_Work required_: Transcribe the lines below verbatim, skipping the images.

_Supplied information_:
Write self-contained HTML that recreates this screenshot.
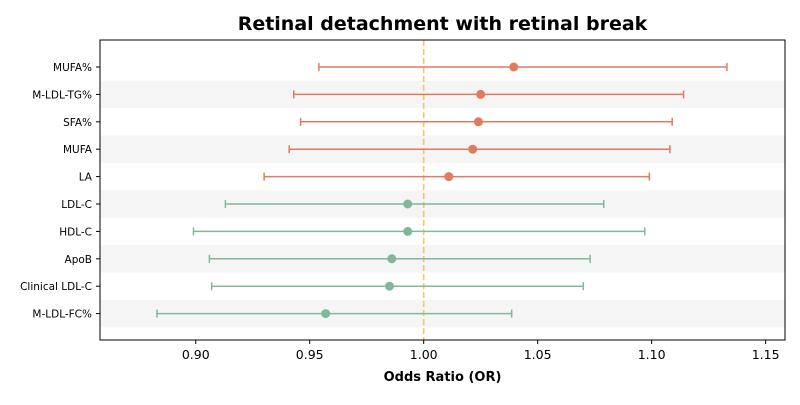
<!DOCTYPE html>
<html><head><meta charset="utf-8"><style>
body{margin:0;background:#fff;}
svg text{font-family:"DejaVu Sans","Liberation Sans",sans-serif;}
</style></head><body>
<svg id="chart" width="800" height="400"></svg>
<script>
const labels=["MUFA%","M-LDL-TG%","SFA%","MUFA","LA","LDL-C","HDL-C","ApoB","Clinical LDL-C","M-LDL-FC%"];
const orVals=[1.0395,1.025,1.024,1.0215,1.011,0.993,0.993,0.986,0.985,0.957];
const lowVals=[0.954,0.943,0.946,0.941,0.930,0.913,0.899,0.906,0.907,0.883];
const highVals=[1.133,1.114,1.109,1.108,1.099,1.079,1.097,1.073,1.070,1.0386];
const ticks=[0.90,0.95,1.00,1.05,1.10,1.15];
const NS="http://www.w3.org/2000/svg";
const svg=document.getElementById('chart');
const L=100,R=785,T=40,B=340;
const xmin=0.858,xmax=1.1585;
const x=v=>L+(v-xmin)/(xmax-xmin)*(R-L);
const y=i=>67+i*27.4;
function mk(tag,attrs,parent){const e=document.createElementNS(NS,tag);for(const k in attrs)e.setAttribute(k,attrs[k]);(parent||svg).appendChild(e);return e;}
labels.forEach((l,i)=>{if(i%2===1){const b=mk('rect',{x:L,y:y(i)-13.7,width:R-L,height:27.4,fill:'#f5f5f5'});

}});
const ref=mk('line',{x1:x(1),x2:x(1),y1:T,y2:B,stroke:'#f5c36b','stroke-width':1.6,'stroke-dasharray':'6,3'});


labels.forEach((l,i)=>{
 const c=orVals[i]>1?'#e07b5f':'#80b89b';
 const g=mk('g',{});
 
 
 mk('line',{x1:x(lowVals[i]),x2:x(highVals[i]),y1:y(i),y2:y(i),stroke:c,'stroke-width':1.5},g);
 mk('line',{x1:x(lowVals[i]),x2:x(lowVals[i]),y1:y(i)-4,y2:y(i)+4,stroke:c,'stroke-width':1.5},g);
 mk('line',{x1:x(highVals[i]),x2:x(highVals[i]),y1:y(i)-4,y2:y(i)+4,stroke:c,'stroke-width':1.5},g);
 mk('circle',{cx:x(orVals[i]),cy:y(i),r:4.5,fill:c},g);
 const t=mk('text',{x:L-8,y:y(i)+4,'text-anchor':'end','font-size':10.5,fill:'#000'});
 t.textContent=l;
 
 
 mk('line',{x1:L-4,x2:L,y1:y(i),y2:y(i),stroke:'#000'});
});
const frame=mk('rect',{x:L,y:T,width:R-L,height:B-T,fill:'none',stroke:'#000','stroke-width':1});


ticks.forEach(v=>{
 mk('line',{x1:x(v),x2:x(v),y1:B,y2:B+4,stroke:'#000'});
 const t=mk('text',{x:x(v),y:B+19,'text-anchor':'middle','font-size':12.5,fill:'#000'});
 t.textContent=v.toFixed(2);
 
 
});
const xt=mk('text',{x:(L+R)/2,y:381,'text-anchor':'middle','font-size':13,'font-weight':'bold'});
xt.textContent='Odds Ratio (OR)';


const tt=mk('text',{x:(L+R)/2,y:30,'text-anchor':'middle','font-size':19,'font-weight':'bold'});
tt.textContent='Retinal detachment with retinal break';


</script>
</body></html>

_Correct result_:
Write self-contained HTML that recreates this screenshot.
<!DOCTYPE html>
<html><head><meta charset="utf-8"><style>
body{margin:0;background:#fff;}
svg text{font-family:"DejaVu Sans","Liberation Sans",sans-serif;}
</style></head><body>
<svg id="chart" width="800" height="400"></svg>
<script>
const labels=["MUFA%","M-LDL-TG%","SFA%","MUFA","LA","LDL-C","HDL-C","ApoB","Clinical LDL-C","M-LDL-FC%"];
const orVals=[1.0395,1.025,1.024,1.0215,1.011,0.993,0.993,0.986,0.985,0.957];
const lowVals=[0.954,0.943,0.946,0.941,0.930,0.913,0.899,0.906,0.907,0.883];
const highVals=[1.133,1.114,1.109,1.108,1.099,1.079,1.097,1.073,1.070,1.0386];
const ticks=[0.90,0.95,1.00,1.05,1.10,1.15];
const NS="http://www.w3.org/2000/svg";
const svg=document.getElementById('chart');
const L=100,R=785,T=40,B=340;
const xmin=0.858,xmax=1.1585;
const x=v=>L+(v-xmin)/(xmax-xmin)*(R-L);
const y=i=>67+i*27.4;
function mk(tag,attrs,parent){const e=document.createElementNS(NS,tag);for(const k in attrs)e.setAttribute(k,attrs[k]);(parent||svg).appendChild(e);return e;}
labels.forEach((l,i)=>{if(i%2===1){const b=mk('rect',{x:L,y:y(i)-13.7,width:R-L,height:27.4,fill:'#f5f5f5'});

}});
const ref=mk('line',{x1:x(1),x2:x(1),y1:T,y2:B,stroke:'#f5c36b','stroke-width':1.6,'stroke-dasharray':'6,3'});


labels.forEach((l,i)=>{
 const c=orVals[i]>1?'#e07b5f':'#80b89b';
 const g=mk('g',{});
 
 
 mk('line',{x1:x(lowVals[i]),x2:x(highVals[i]),y1:y(i),y2:y(i),stroke:c,'stroke-width':1.5},g);
 mk('line',{x1:x(lowVals[i]),x2:x(lowVals[i]),y1:y(i)-4,y2:y(i)+4,stroke:c,'stroke-width':1.5},g);
 mk('line',{x1:x(highVals[i]),x2:x(highVals[i]),y1:y(i)-4,y2:y(i)+4,stroke:c,'stroke-width':1.5},g);
 mk('circle',{cx:x(orVals[i]),cy:y(i),r:4.5,fill:c},g);
 const t=mk('text',{x:L-8,y:y(i)+4,'text-anchor':'end','font-size':10.5,fill:'#000'});
 t.textContent=l;
 
 
 mk('line',{x1:L-4,x2:L,y1:y(i),y2:y(i),stroke:'#000'});
});
const frame=mk('rect',{x:L,y:T,width:R-L,height:B-T,fill:'none',stroke:'#000','stroke-width':1});


ticks.forEach(v=>{
 mk('line',{x1:x(v),x2:x(v),y1:B,y2:B+4,stroke:'#000'});
 const t=mk('text',{x:x(v),y:B+19,'text-anchor':'middle','font-size':12.5,fill:'#000'});
 t.textContent=v.toFixed(2);
 
 
});
const xt=mk('text',{x:(L+R)/2,y:381,'text-anchor':'middle','font-size':13,'font-weight':'bold'});
xt.textContent='Odds Ratio (OR)';


const tt=mk('text',{x:(L+R)/2,y:30,'text-anchor':'middle','font-size':19,'font-weight':'bold'});
tt.textContent='Retinal detachment with retinal break';


</script>
</body></html>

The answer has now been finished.